Desde que el gobierno bolivariano adoptó su estrategia de largo plazo para justificar el progresivo desmontaje de la democracia en Venezuela y su reemplazo por un régimen dictatorial, los nuevos dueños del poder centraron su mirada en la manipulación del voto mediante artimañas tecnológicas de nuevo cuño.
Estaba claro que ya estaban agotadas las vías electorales de la mal llamada cuarta república y que el descrédito de la democracia representativa podía no ser algo pasajero.
Los militares bolivarianos entendieron que la anterior práctica de las elecciones por tarjeta, colores y campañas de recolección de votos significaba una gran pérdida de tiempo y esfuerzo, que terminaba inevitablemente en pequeños o medianos avances. El grupo de civiles y militares que ambicionaba el poder buscaba avanzar lo más rápido posible hacia un control total de los mecanismos de votación y del escrutinio de los votos.
Estaban temerosos de que la ola de desencanto político y partidista que los había colocado al frente del descontento popular pudiera perder su empuje inicial y dejarlos varados a mitad del camino. No en vano miraban las cifras de votos obtenidos en las elecciones que habían ganado gracias a un vacío en el entusiasmo de los votantes a la hora de acudir a los centros electorales. Si esto no hubiera ocurrido la realidad hubiera sido otra muy distinta, ya que la abstención se había impuesto por amplio margen.
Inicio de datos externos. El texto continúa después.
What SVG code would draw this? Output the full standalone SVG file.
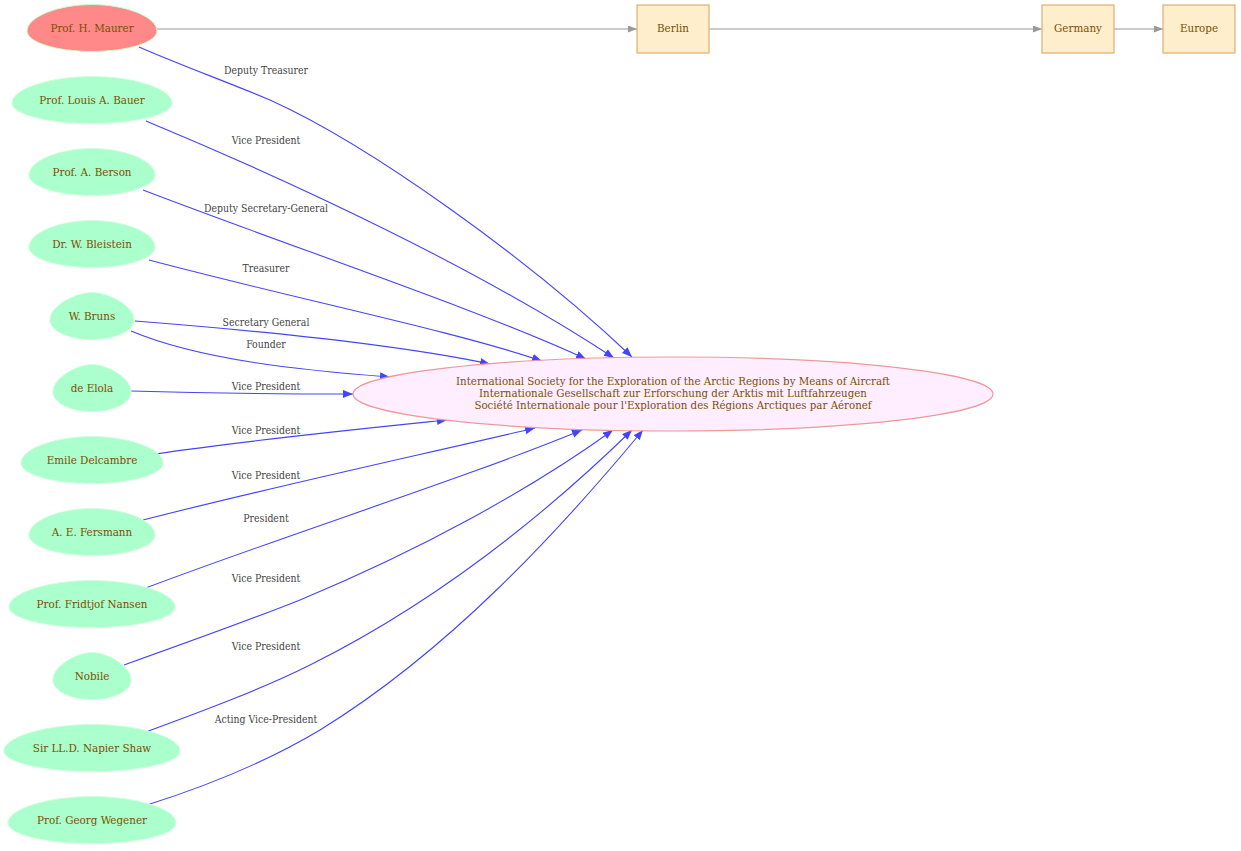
<svg xmlns="http://www.w3.org/2000/svg" width="1241" height="851" viewBox="0 0 1241 851">
<style>
.bg{fill:#ffffff}
.person path{fill:#aaffcc;stroke:#ccffdd;stroke-width:1}
#n_maurer path{fill:#ff8888;stroke:#ccffcc}
.nt{font-family:"DejaVu Serif","Liberation Serif",serif;font-stretch:condensed;font-size:11.5px;fill:#7a5000;text-anchor:middle}
.bt{font-family:"DejaVu Serif","Liberation Serif",serif;font-stretch:condensed;font-size:11.5px;fill:#7a5000;text-anchor:middle}
.ct{font-family:"DejaVu Serif","Liberation Serif",serif;font-stretch:condensed;font-size:11.4px;fill:#7a5000;text-anchor:middle}
.box rect{fill:#ffeecc;stroke:#ddb070;stroke-width:1.2}
.el{font-family:"DejaVu Serif","Liberation Serif",serif;font-stretch:condensed;font-size:10.4px;fill:#444444;text-anchor:middle}
.be{fill:none;stroke:#4444ff;stroke-width:1.1}
.ge{fill:none;stroke:#999999;stroke-width:1.2}
</style>
<defs>
<marker id="ab" markerUnits="userSpaceOnUse" markerWidth="12" markerHeight="10" refX="10" refY="4" orient="auto">
<path d="M0,0 L10,4 L0,8 Z" fill="#4444ff"/>
</marker>
<marker id="ag" markerUnits="userSpaceOnUse" markerWidth="12" markerHeight="10" refX="9" refY="3.5" orient="auto">
<path d="M0,0 L9,3.5 L0,7 Z" fill="#999999"/>
</marker>
</defs>
<rect class="bg" x="0" y="0" width="1241" height="851"/>

<g id="connectors">
<path class="ge" d="M157,29 L637,29" marker-end="url(#ag)"/>
<path class="ge" d="M709,29 L1042,29" marker-end="url(#ag)"/>
<path class="ge" d="M1114,29 L1163,29" marker-end="url(#ag)"/>

<path class="be" d="M139,47 C180,65 230,83 270,100 C370,145 530,260 632,357" marker-end="url(#ab)"/>
<text class="el" x="266" y="74">Deputy Treasurer</text>
<path class="be" d="M146,121 C300,185 480,270 614,358" marker-end="url(#ab)"/>
<text class="el" x="266" y="144">Vice President</text>
<path class="be" d="M143,190 C300,250 480,310 586,359" marker-end="url(#ab)"/>
<text class="el" x="266" y="212">Deputy Secretary-General</text>
<path class="be" d="M149,260 C300,300 450,330 542,361" marker-end="url(#ab)"/>
<text class="el" x="266" y="272">Treasurer</text>
<path class="be" d="M135,321 C250,330 400,345 490,364" marker-end="url(#ab)"/>
<text class="el" x="266" y="326">Secretary General</text>
<path class="be" d="M131,331 C200,360 300,370 390,377" marker-end="url(#ab)"/>
<text class="el" x="266" y="348">Founder</text>
<path class="be" d="M131,391 C200,393 280,394 353,394" marker-end="url(#ab)"/>
<text class="el" x="266" y="390">Vice President</text>
<path class="be" d="M155,454 C250,440 350,430 447,420" marker-end="url(#ab)"/>
<text class="el" x="266" y="434">Vice President</text>
<path class="be" d="M143,520 C280,485 420,455 535,428" marker-end="url(#ab)"/>
<text class="el" x="266" y="479">Vice President</text>
<path class="be" d="M143,589 C300,530 460,480 582,430" marker-end="url(#ab)"/>
<text class="el" x="266" y="522">President</text>
<path class="be" d="M124,665 C180,645 250,620 300,600 C420,550 530,490 613,430" marker-end="url(#ab)"/>
<text class="el" x="266" y="582">Vice President</text>
<path class="be" d="M146,732 C200,712 260,690 310,665 C440,600 550,510 632,430" marker-end="url(#ab)"/>
<text class="el" x="266" y="650">Vice President</text>
<path class="be" d="M147,805 C210,785 270,760 320,730 C450,650 560,530 643,430" marker-end="url(#ab)"/>
<text class="el" x="266" y="723">Acting Vice-President</text>
</g>

<g id="n_maurer" class="person" transform="translate(92,28)">
<path d="M-65,3 C-65,-11.6 -32.5,-23.5 0,-23.5 C32.5,-23.5 65,-11.6 65,3 C65,14.3 35.9,23.5 0,23.5 C-35.9,23.5 -65,14.3 -65,3 Z"/>
<text class="nt" x="0" y="4">Prof. H. Maurer</text>
</g>
<g id="n_bauer" class="person" transform="translate(92,100)">
<path d="M-80,3 C-80,-11.6 -40,-23.5 0,-23.5 C40,-23.5 80,-11.6 80,3 C80,14.3 44.2,23.5 0,23.5 C-44.2,23.5 -80,14.3 -80,3 Z"/>
<text class="nt" x="0" y="4">Prof. Louis A. Bauer</text>
</g>
<g id="n_berson" class="person" transform="translate(92,172)">
<path d="M-63,3 C-63,-11.6 -31.5,-23.5 0,-23.5 C31.5,-23.5 63,-11.6 63,3 C63,14.3 34.8,23.5 0,23.5 C-34.8,23.5 -63,14.3 -63,3 Z"/>
<text class="nt" x="0" y="4">Prof. A. Berson</text>
</g>
<g id="n_bleistein" class="person" transform="translate(92,244)">
<path d="M-63,3 C-63,-11.6 -31.5,-23.5 0,-23.5 C31.5,-23.5 63,-11.6 63,3 C63,14.3 34.8,23.5 0,23.5 C-34.8,23.5 -63,14.3 -63,3 Z"/>
<text class="nt" x="0" y="4">Dr. W. Bleistein</text>
</g>
<g id="n_bruns" class="person" transform="translate(92,316)">
<path d="M-42,4 C-42,-11 -15,-23.5 0,-23.5 C15,-23.5 42,-11 42,4 C42,14.8 23.2,23.5 0,23.5 C-23.2,23.5 -42,14.8 -42,4 Z"/>
<text class="nt" x="0" y="4">W. Bruns</text>
</g>
<g id="n_elola" class="person" transform="translate(92,388)">
<path d="M-39,4 C-39,-11 -14,-23.5 0,-23.5 C14,-23.5 39,-11 39,4 C39,14.8 21.5,23.5 0,23.5 C-21.5,23.5 -39,14.8 -39,4 Z"/>
<text class="nt" x="0" y="4">de Elola</text>
</g>
<g id="n_delcambre" class="person" transform="translate(92,460)">
<path d="M-71,3 C-71,-11.6 -35.5,-23.5 0,-23.5 C35.5,-23.5 71,-11.6 71,3 C71,14.3 39.2,23.5 0,23.5 C-39.2,23.5 -71,14.3 -71,3 Z"/>
<text class="nt" x="0" y="4">Emile Delcambre</text>
</g>
<g id="n_fersmann" class="person" transform="translate(92,532)">
<path d="M-63,3 C-63,-11.6 -31.5,-23.5 0,-23.5 C31.5,-23.5 63,-11.6 63,3 C63,14.3 34.8,23.5 0,23.5 C-34.8,23.5 -63,14.3 -63,3 Z"/>
<text class="nt" x="0" y="4">A. E. Fersmann</text>
</g>
<g id="n_nansen" class="person" transform="translate(92,604)">
<path d="M-83,3 C-83,-11.6 -41.5,-23.5 0,-23.5 C41.5,-23.5 83,-11.6 83,3 C83,14.3 45.8,23.5 0,23.5 C-45.8,23.5 -83,14.3 -83,3 Z"/>
<text class="nt" x="0" y="4">Prof. Fridtjof Nansen</text>
</g>
<g id="n_nobile" class="person" transform="translate(92,676)">
<path d="M-39,4 C-39,-11 -14,-23.5 0,-23.5 C14,-23.5 39,-11 39,4 C39,14.8 21.5,23.5 0,23.5 C-21.5,23.5 -39,14.8 -39,4 Z"/>
<text class="nt" x="0" y="4">Nobile</text>
</g>
<g id="n_shaw" class="person" transform="translate(92,748)">
<path d="M-88,3 C-88,-11.6 -44,-23.5 0,-23.5 C44,-23.5 88,-11.6 88,3 C88,14.3 48.6,23.5 0,23.5 C-48.6,23.5 -88,14.3 -88,3 Z"/>
<text class="nt" x="0" y="4">Sir LL.D. Napier Shaw</text>
</g>
<g id="n_wegener" class="person" transform="translate(92,820)">
<path d="M-84,3 C-84,-11.6 -42,-23.5 0,-23.5 C42,-23.5 84,-11.6 84,3 C84,14.3 46.4,23.5 0,23.5 C-46.4,23.5 -84,14.3 -84,3 Z"/>
<text class="nt" x="0" y="4">Prof. Georg Wegener</text>
</g>

<g id="n_society">
<ellipse cx="673" cy="394" rx="320" ry="37" fill="#ffeeff" stroke="#ee9999" stroke-width="1.2"/>
<text class="ct" x="673" y="385">International Society for the Exploration of the Arctic Regions by Means of Aircraft</text>
<text class="ct" x="673" y="397">Internationale Gesellschaft zur Erforschung der Arktis mit Luftfahrzeugen</text>
<text class="ct" x="673" y="409">Société Internationale pour l'Exploration des Régions Arctiques par Aéronef</text>
</g>

<g id="n_berlin" class="box">
<rect x="637" y="5" width="72" height="48"/>
<text class="bt" x="673" y="32">Berlin</text>
</g>
<g id="n_germany" class="box">
<rect x="1042" y="5" width="72" height="48"/>
<text class="bt" x="1078" y="32">Germany</text>
</g>
<g id="n_europe" class="box">
<rect x="1163" y="5" width="72" height="48"/>
<text class="bt" x="1199" y="32">Europe</text>
</g>
</svg>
Los bolivarianos eran entonces apenas una segunda alternativa en crecimiento.
Sin contar con un partido bien estructurado, sin experiencia en este tipo de batalla de largo alcance y sin un estado mayor de primera clase, los bolivarianos atacaron el eslabón más débil del sistema: el funcionamiento del aparato institucional electoral, bastante deteriorado debido a las insistentes y brutales críticas de los propios partidos, formuladas luego de cada elección. Cambiar el modelo manual, maquillarlo de modernidad y darle apariencia de invulnerabilidad, gracias las nuevas tecnologías, iba a ser el corazón motivacional de la nueva República que íbamos a elegir de manera limpia y rápida, sin el sospechoso suspenso que envolvía al país luego de cerradas las urnas.
En esos días se popularizó una corriente de opinión que defendía “el voto automatizado”, una de las tantas “aberraciones tecnológicas” inventadas para ocultar que el verdadero problema no era la votación manual ni el escrutinio posterior, sino el sistema electoral en su totalidad. Desde luego a Jorgito Rodríguez no le interesaba ir más allá de aprovechar la oportunidad de negocio que ello significaba.
Y hasta allí duró lo que el gobierno calificaba como “el sistema de votación más avanzado del mundo. Un compendio de laptops, módems, captahuellas, terminales de votación, centros de totalización, satélites, entre otros artilugios” adquiridos para que los ciudadanos ejerzan un acto tan básico como votar.
Hoy, cuando el ciudadano común acuda a votar o se quede cómodamente en su casa (da lo mismo), deberíamos reflexionar por qué unas simples elecciones municipales se han vuelto tan complicadas y cada vez más vulnerables.